L'établissement offrira des programmes sur place et à l'extérieur, mais la participation à des programmes à l'extérieur ne sera encouragée que lorsque la délinquante ne constitue pas un risque pour la collectivité. De façon générale, les programmes viseront à aider les femmes à prendre des décisions éclairées et judicieuses pour leur vie. Programmes de traitement Les programmes de traitement porteront essentiellement sur les mauvais traitements physiques et sexuels, la consommation excessive d'alcool ou de drogue et la prévention du suicide et de l'automutilation. D'autres programmes porteront sur le rôle parental, les soins prénatals ou postnatals, l'épanouissement personnel et d'autres besoins mis en évidence à mesure que l'établissement évoluera et progressera.

Des programmes plus traditionnels seront axés sur l'acquisition de compétences sociales, la spiritualité, l'éducation, l'emploi, la formation professionnelle et la détente ou les loisirs.

L'objectif sera de donner aux femmes l'occasion de vivre quotidiennement des expériences évoquant le plus étroitement possible la vie dans la collectivité. Programme destiné aux enfants Le programme destiné aux enfants est probablement l'un des aspects les plus nouveaux et les plus controversés du nouvel établissement. Plusieurs modalités sont prévues: certains enfants rendront ponctuellement visite à leur mère tandis que d'autres vivront avec leur mère dans l'établissement.

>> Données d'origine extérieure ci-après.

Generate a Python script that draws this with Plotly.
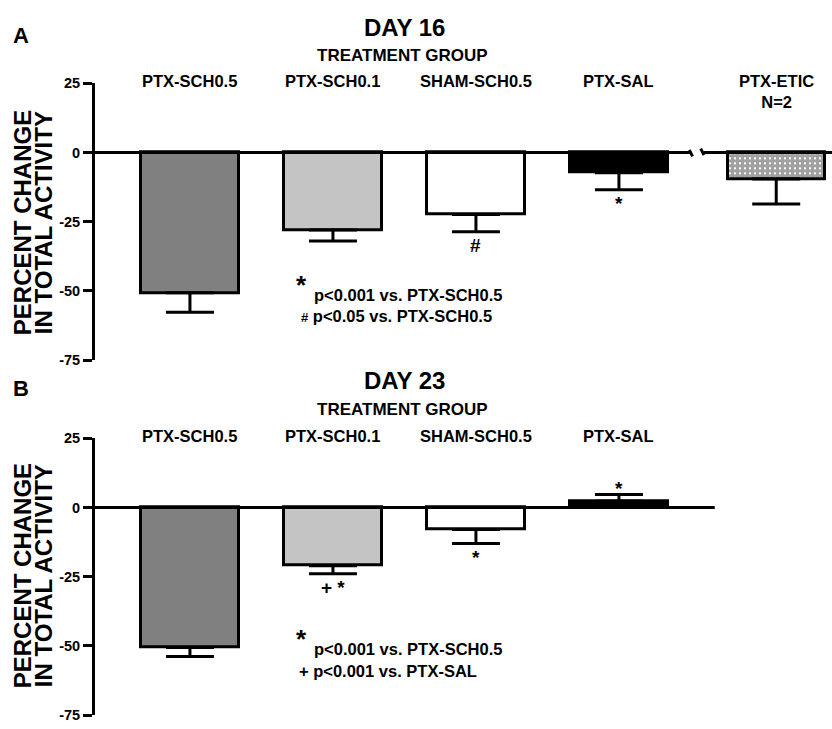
import plotly.graph_objects as go

# ---------------- data ----------------
groups_day16 = ["PTX-SCH0.5", "PTX-SCH0.1", "SHAM-SCH0.5", "PTX-SAL", "PTX-ETIC"]
mean_day16 = [-50.7, -28.0, -22.4, -7.3, -9.6]
sem_day16 = [7.0, 4.0, 6.2, 6.2, 9.0]
sig_day16 = ["", "", "#", "*", ""]

groups_day23 = ["PTX-SCH0.5", "PTX-SCH0.1", "SHAM-SCH0.5", "PTX-SAL"]
mean_day23 = [-50.6, -21.0, -7.9, 2.3]
sem_day23 = [3.2, 2.9, 5.1, 2.4]
sig_day23 = ["", "+ *", "*", "*"]

y_ticks = [25, 0, -25, -50, -75]
bar_colors = ["#808080", "#c4c4c4", "#ffffff", "#000000", "#ffffff"]

# ---------------- layout helpers ----------------
W, H = 832, 729
FONT = "Liberation Sans, Arial, sans-serif"
BREAK_GAP = 0.1          # extra spacing before the broken-axis group
pos16 = [i + (BREAK_GAP if i == 4 else 0) for i in range(len(groups_day16))]
pos23 = list(range(len(groups_day23)))
X_RANGE = [-0.664, 4.49]


def pxx(p):
    return p / W


def pxy(p):
    return 1 - p / H


fig = go.Figure()


def add_panel(pos, means, sems, xa, ya):
    plus = [s if m > 0 else 0 for m, s in zip(means, sems)]
    minus = [0 if m > 0 else s for m, s in zip(means, sems)]
    shapes = ["+" if i == 4 else "" for i in range(len(means))]
    fig.add_trace(go.Bar(
        x=pos, y=means, width=0.68,
        marker=dict(color=bar_colors[:len(means)],
                    line=dict(color="black", width=3),
                    pattern=dict(shape=shapes, fgcolor="black", bgcolor="white",
                                 size=5, solidity=0.85)),
        error_y=dict(type="data", symmetric=False, array=plus, arrayminus=minus,
                     color="black", thickness=3, width=24),
        xaxis=xa, yaxis=ya, showlegend=False, hoverinfo="skip",
    ))


add_panel(pos16, mean_day16, sem_day16, "x", "y")
add_panel(pos23, mean_day23, sem_day23, "x2", "y2")

yax = dict(range=[-75, 25], tickvals=y_ticks, ticktext=[str(v) for v in y_ticks],
           showline=True, linewidth=3, linecolor="black", ticks="outside",
           ticklen=9, tickwidth=3, tickcolor="black", showgrid=False, zeroline=False,
           tickfont=dict(family=FONT, size=14.5, color="black", weight="bold"),
           fixedrange=True)
xax = dict(range=X_RANGE, visible=False, fixedrange=True, domain=[pxx(95), 1.0])

fig.update_layout(
    width=W, height=H,
    margin=dict(l=0, r=0, t=0, b=0),
    paper_bgcolor="white", plot_bgcolor="white",
    bargap=0,
    xaxis=dict(**xax, anchor="y"),
    yaxis=dict(**yax, domain=[pxy(360), pxy(77)], anchor="x"),
    xaxis2=dict(**xax, anchor="y2"),
    yaxis2=dict(**yax, domain=[pxy(723), pxy(440)], anchor="x2"),
)

# ---------------- zero lines (with axis break in panel A) ----------------
brk = (pos16[3] + pos16[4]) / 2
shapes = [
    dict(type="line", xref="x", yref="y", x0=X_RANGE[0], x1=brk - 0.052, y0=0, y1=0,
         line=dict(color="black", width=3)),
    dict(type="line", xref="x", yref="y", x0=brk + 0.045, x1=X_RANGE[1], y0=0, y1=0,
         line=dict(color="black", width=3)),
    dict(type="line", xref="x", yref="y", x0=brk - 0.058, x1=brk - 0.035, y0=0.9, y1=-1.4,
         line=dict(color="black", width=3)),
    dict(type="line", xref="x", yref="y", x0=brk + 0.022, x1=brk + 0.045, y0=1.4, y1=-0.9,
         line=dict(color="black", width=3)),
    dict(type="line", xref="x2", yref="y2", x0=X_RANGE[0], x1=pos23[-1] + 0.67, y0=0, y1=0,
         line=dict(color="black", width=3)),
]
fig.update_layout(shapes=shapes)

ann = []


def text(x, y, s, size, xanchor="center", yanchor="middle", angle=0):
    ann.append(dict(x=pxx(x), y=pxy(y), xref="paper", yref="paper", text=s,
                    showarrow=False, xanchor=xanchor, yanchor=yanchor, textangle=angle,
                    font=dict(family=FONT, size=size, color="black", weight="bold")))


for top, panel, day in [(0, "A", "DAY 16"), (361, "B", "DAY 23")]:
    text(21, top + 28, panel, 22)
    text(404, top + 20, day, 24)
    text(402, top + 49, "TREATMENT GROUP", 17)
    text(22, top + 220, "PERCENT CHANGE", 24, angle=-90)
    text(43, top + 220, "IN TOTAL ACTIVITY", 24, angle=-90)

# category labels
for xa, ya, pos, groups in [("x", "y", pos16, groups_day16), ("x2", "y2", pos23, groups_day23)]:
    for p, g in zip(pos, groups):
        label = g + ("<br>N=2" if g == "PTX-ETIC" else "")
        ann.append(dict(x=p, y=25, xref=xa, yref=ya, text=label, showarrow=False,
                        xanchor="center", yanchor="top", yshift=13,
                        font=dict(family=FONT, size=16.5, color="black", weight="bold")))

# significance markers
for xa, ya, pos, means, sems, sig in [("x", "y", pos16, mean_day16, sem_day16, sig_day16),
                                      ("x2", "y2", pos23, mean_day23, sem_day23, sig_day23)]:
    for p, m, s, t in zip(pos, means, sems, sig):
        if not t:
            continue
        up = m > 0
        ann.append(dict(x=p, y=m + s if up else m - s, xref=xa, yref=ya, text=t,
                        showarrow=False, xanchor="center",
                        yanchor="bottom" if up else "top",
                        yshift=-6 if up else -1,
                        font=dict(family=FONT, size=19, color="black", weight="bold")))

# p-value notes
text(301, 283, "*", 26)
text(312, 293, "p&lt;0.001 vs. PTX-SCH0.5", 16.5, xanchor="left")
text(299, 315, "<span style='font-size:13px'>#</span> p&lt;0.05 vs. PTX-SCH0.5", 16.5, xanchor="left")
text(301, 645, "*", 26)
text(312, 655, "p&lt;0.001 vs. PTX-SCH0.5", 16.5, xanchor="left")
text(297, 678, "+ p&lt;0.001 vs. PTX-SAL", 16.5, xanchor="left")

fig.update_layout(annotations=ann)
fig.write_html("out.html", config={"displayModeBar": False},
               post_script="document.body.style.margin='0';")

Une garderie aménagée pour les enfants qui vivent dans l'établissement permettra aux mères de continuer à participer aux programmes.

On espère également travailler en collaboration avec la collectivité et les organismes publics adéquats afin de mettre en place un réseau de foyers d'accueil pour les enfants qui ne vivent pas dans l'établissement, mais qui veulent néanmoins rester à proximité de leur mère. La sécurité L'établissement comptera 21 lits (porté progressivement à 30 lits) et, en matière de sécurité, l'objectif sera toujours d'en arriver à un équilibre entre la surveillance et la participation à des programmes sains dans un milieu favorable. La sécurité sera essentiellement dynamique; par conséquent, tout le personnel sera du personnel correctionnel.

De façon générale, les politiques et les procédures de sécurité tiendront compte du fait que peu de ces femmes sont des délinquantes à risque élevé. Conclusion Le défi sera d'offrir aux femmes incarcérées dans des établissements régionaux, en particulier dans les régions plus petites, tous les programmes dont elles ont besoin, en dépit de leur petit nombre. En cas d'échec, elles pourraient se retrouver plus défavorisées qu'elles ne le sont actuellement, et c'est certainement l'une de leurs craintes.

Ces nouveaux établissements aideront le Service correctionnel du Canada à répondre aux nombreux besoins des femmes purgeant une peine fédérale. Il ne reste plus qu'à mettre la théorie en pratique.


(1)Thérèse LeBlanc, directrice, établissement fédéral pour femmes de Truro, 46, place Inglis, bureau 5, Truro (Nouvelle-Écosse) B2N 4B4.
(2)La création de choix : Rapport du Groupe d'étude sur les femmes purgeant une peine fédérale, Ottawa, Service correctionnel du Canada, 1990.
(3)La création de choix: Rapport du Groupe d'étude sur les femmes purgeant une peine fédérale.